Soon to be re-married to her manager, coach and one-time husband Chris Rawlinson (they are just waiting for the divorce to come through, from each other…) Jana has indicated a desire to renew her stuttering career for Great Britain at the 2012 London Olympics.
Despite her love of melodrama, Jana is an undoubted talent.
She is twice a world 400m hurdles champion, a two-time Commonwealth Games champion and one of the few genuinely elite, world standard track stars this country has produced in decades.
Her dedication to the green and gold has never previously been questioned.

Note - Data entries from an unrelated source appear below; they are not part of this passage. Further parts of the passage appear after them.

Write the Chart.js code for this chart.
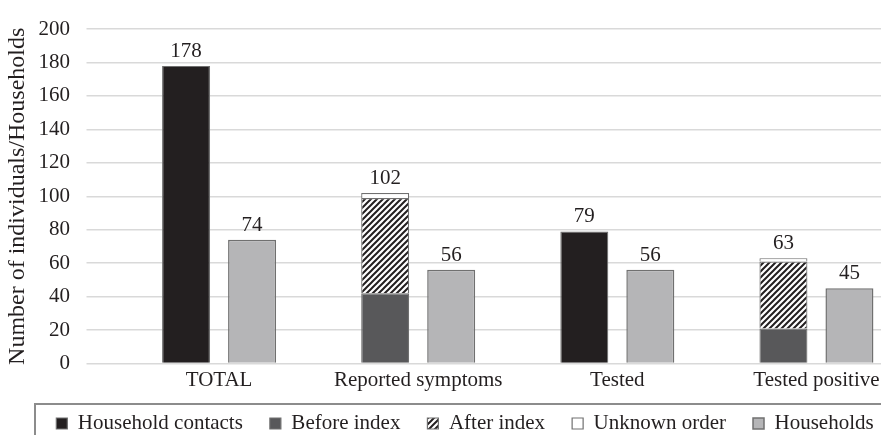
<!DOCTYPE html>
<html><head><meta charset="utf-8">
<script src="https://cdn.jsdelivr.net/npm/chart.js@4/dist/chart.umd.min.js"></script>
<style>html,body{margin:0;padding:0;overflow:hidden;background:#fff;width:881px;height:435px}
#wrap{position:relative;width:916px;height:435px}
#prime{position:absolute;left:-999px;top:0;font:21px "Liberation Serif";}</style></head>
<body><span id="prime">Household 0123456789</span><div id="wrap"><canvas id="c" width="916" height="435"></canvas></div>
<script>
const categories = ['TOTAL', 'Reported symptoms', 'Tested', 'Tested positive'];
const householdContacts = [178, null, 79, null];
const beforeIndex = [null, 42, null, 21];
const afterIndex = [null, 57, null, 40];
const unknownOrder = [null, 3, null, 2];
const households = [74, 56, 56, 45];
const yMin = 0, yMax = 200, yStep = 20;
const yTitle = 'Number of individuals/Households';

const TXT = '#231f20';
const FONT = '"Liberation Serif", "Times New Roman", "DejaVu Serif", serif';

function hatch(g0) {
  const c = document.createElement('canvas');
  c.width = 6; c.height = 6;
  const g = c.getContext('2d');
  g.fillStyle = '#fff'; g.fillRect(0, 0, 6, 6);
  g.strokeStyle = '#231f20'; g.lineWidth = 2;
  g.beginPath();
  g.moveTo(-1, 7); g.lineTo(7, -1);
  g.moveTo(-4, 4); g.lineTo(4, -4);
  g.moveTo(2, 10); g.lineTo(10, 2);
  g.stroke();
  return g0.createPattern(c, 'repeat');
}

const labelPlugin = {
  id: 'valLabels',
  afterDatasetsDraw(chart) {
    const c = chart.ctx;
    c.save();
    c.font = '21px ' + FONT;
    c.fillStyle = TXT;
    c.textAlign = 'center';
    c.textBaseline = 'alphabetic';
    const stacks = {};
    chart.data.datasets.forEach((ds, di) => {
      const meta = chart.getDatasetMeta(di);
      ds.data.forEach((v, i) => {
        if (v === null || v === undefined) return;
        const el = meta.data[i];
        const key = ds.stack + '_' + i;
        if (!stacks[key]) stacks[key] = {sum: 0, x: el.x, y: el.y};
        stacks[key].sum += v;
        stacks[key].y = Math.min(stacks[key].y, el.y);
      });
    });
    Object.values(stacks).forEach(s => {
      c.fillText(String(s.sum), s.x, s.y - 9);
    });
    c.restore();
  }
};

const boxPlugin = {
  id: 'legendBox',
  afterLayout(chart) {
    const lg = chart.legend;
    if (lg) { lg.top -= 5.5; lg.bottom -= 5.5; lg.left += 7; lg.right += 7; }
  },
  afterDraw(chart) {
    const c = chart.ctx;
    c.save();
    c.strokeStyle = '#8c8c8c';
    c.lineWidth = 2;
    c.strokeRect(35, 404, 1000, 100);
    c.restore();
  }
};

function build() {
  const ctx = document.getElementById('c').getContext('2d');
  const hatchPat = hatch(ctx);
  const BORDER = '#707070';
  new Chart(ctx, {
    type: 'bar',
    data: {
      labels: categories,
      datasets: [
        {label: 'Household contacts', data: householdContacts, stack: 'a', backgroundColor: '#231f20', borderColor: BORDER, borderWidth: 1.2},
        {label: 'Before index', data: beforeIndex, stack: 'a', backgroundColor: '#58585a', borderColor: BORDER, borderWidth: 1.2},
        {label: 'After index', data: afterIndex, stack: 'a', backgroundColor: hatchPat, borderColor: BORDER, borderWidth: 1.2},
        {label: 'Unknown order', data: unknownOrder, stack: 'a', backgroundColor: '#ffffff', borderColor: BORDER, borderWidth: 1.2},
        {label: 'Households', data: households, stack: 'b', backgroundColor: '#b5b5b7', borderColor: BORDER, borderWidth: 1.5}
      ]
    },
    options: {
      responsive: false,
      animation: false,
      layout: {padding: {top: 25, right: 0, left: 0, bottom: -14.5}},
      datasets: {bar: {categoryPercentage: 0.663, barPercentage: 0.727}},
      plugins: {
        tooltip: {enabled: false},
        legend: {
          position: 'bottom',
          labels: {
            color: TXT,
            font: {family: FONT, size: 21},
            boxWidth: 11, boxHeight: 11,
            padding: 27
          }
        }
      },
      scales: {
        x: {
          stacked: true,
          grid: {display: false, drawTicks: false},
          border: {display: false},
          ticks: {color: TXT, font: {family: FONT, size: 21}, padding: 4, maxRotation: 0, autoSkip: false},
          afterFit(s) { s.height = 28; }
        },
        y: {
          stacked: true,
          min: yMin, max: yMax,
          ticks: {stepSize: yStep, color: TXT, font: {family: FONT, size: 21}, padding: 16.5},
          grid: {color: '#d9d9d9', lineWidth: 1.5, drawTicks: true, tickLength: 33, tickColor: '#d9d9d9'},
          border: {display: false},
          title: {display: true, text: yTitle, color: TXT, font: {family: FONT, size: 24}, padding: {top: 3.6, bottom: 0}},
          afterFit(s) { s.width = 119.5; }
        }
      }
    },
    plugins: [labelPlugin, boxPlugin]
  });
}
if (document.fonts && document.fonts.load) {
  document.fonts.load('21px "Liberation Serif"').then(build, build);
} else build();
</script>
</body></html>
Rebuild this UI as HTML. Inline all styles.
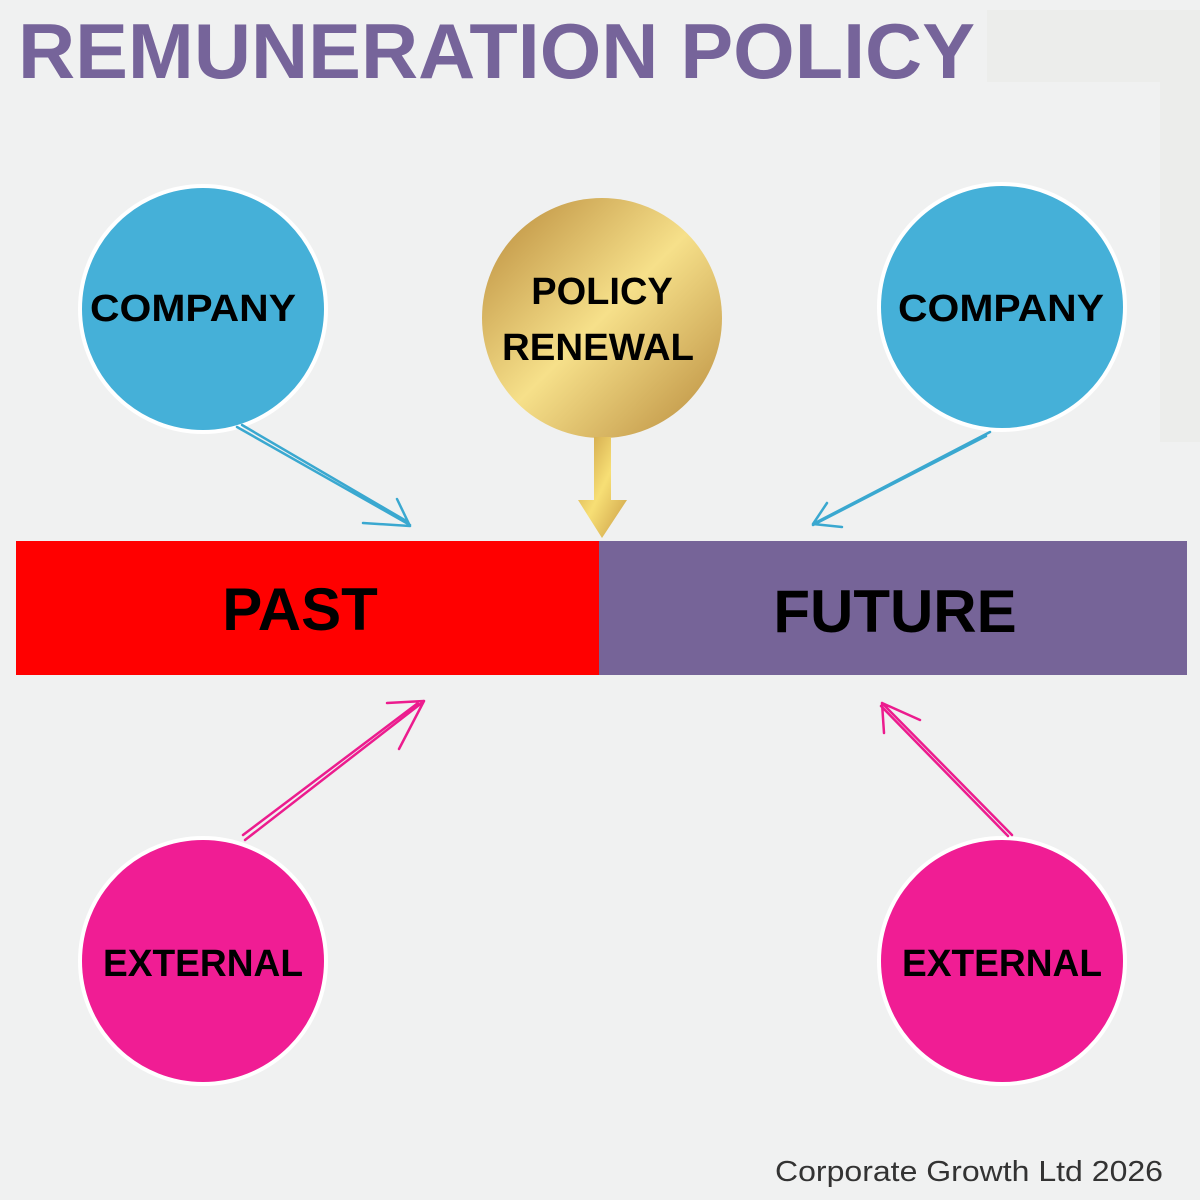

Jana has missed as many major championships as she has competed in but all have been the result of legitimate injury battles.
After spending $13,000 on breast implants, she earlier this year chose to have the procedure reversed, saying, “every time I raced I panicked about whether I was letting my country down, all for my own vanity … I don’t want to short change Australia.”
Odd, but hardly the sentiment of a dispirited Aussie on the verge of jumping ship to Mother England.
So is this simply another in a long line of attention seeking stunts or will we actually see Jana line up on the blocks at London 2012 in a British uniform?
The outrage from the Australian sport loving public will be loud and predictable.
The likes of Raelene Boyle have already criticised the proposed defection, arguing Jana has received in excess of $500,000 in Australian sports funding over her career, including several long spells off the track with injury where she failed to run for her country.
Jana has often remarked her career has not been a money spinner and finances do appear to be a considerable factor in the decision.
Great Britain’s Olympic funding is wildly in excess of anything on offer from Australia and with Sebastian Coe rumoured to have personally approached Rawlinson about a switch to the UK, it is a safe bet Jana would be well compensated.
While many will shake their head and utter ‘good riddance’ should Jana make the switch, Australia should show caution in condemning such a move.
Surly and sullen he may be but we still celebrated Dale Begg Smith’s Winter Olympic efforts, a Canadian who is believed to have spent as little as 48 hours in Australia in the last five years.
The Australian government even intervened late last year to change citizenship laws to reduce the mandatory time overseas athletes must spend in Australia before donning the green and gold.
Based on the new ‘gifted athlete’ condition, it allowed Russian born and raised Tatiana Borodulina to compete in speed skating for Australia at Vancouver despite falling short of the previous four year residency requirement.
Jarmila Groth played Venus Williams at Wimbledon overnight.
From Slovakia, now married to an Australian and in the country since she was 18, the now 23 year old is a fully fledged Aussie and receives the same crowd support as any other.
Indeed, between Groth, Jelena Dokic & Anastasia Rodionova, our Fed Cup team relies heavily on Sam Stosur and Alicia Molik to provide home grown talent.
Australia have its best track and certainly field team in years and the absence of a two-time world champion would be a significant loss.
However, Jana has lived in the UK for four years and not competed for Australia since the World Championships in Osaka, 2007, while her theatrics on the international stage have long been a source of frustration within the athletics community.
Married, or soon to be, to a UK citizen, she is entitled to compete for England and some would argue Australia would be better off without her.
Regardless, the point is Australia cannot have it both ways, whatever Jana’s eventual decision.
We readily accept foreign athletes and revel in their success, admiring their gumption to move across the world to fulfil their sporting dreams. Think Tatiana Grigorieva, Kostya Tszyu and countless others.
On the rare occasion an athlete chooses to defect from Australia, even one as strange and as dividing of opinion as Jana, we can sound our disappointment but should hold off on judgement.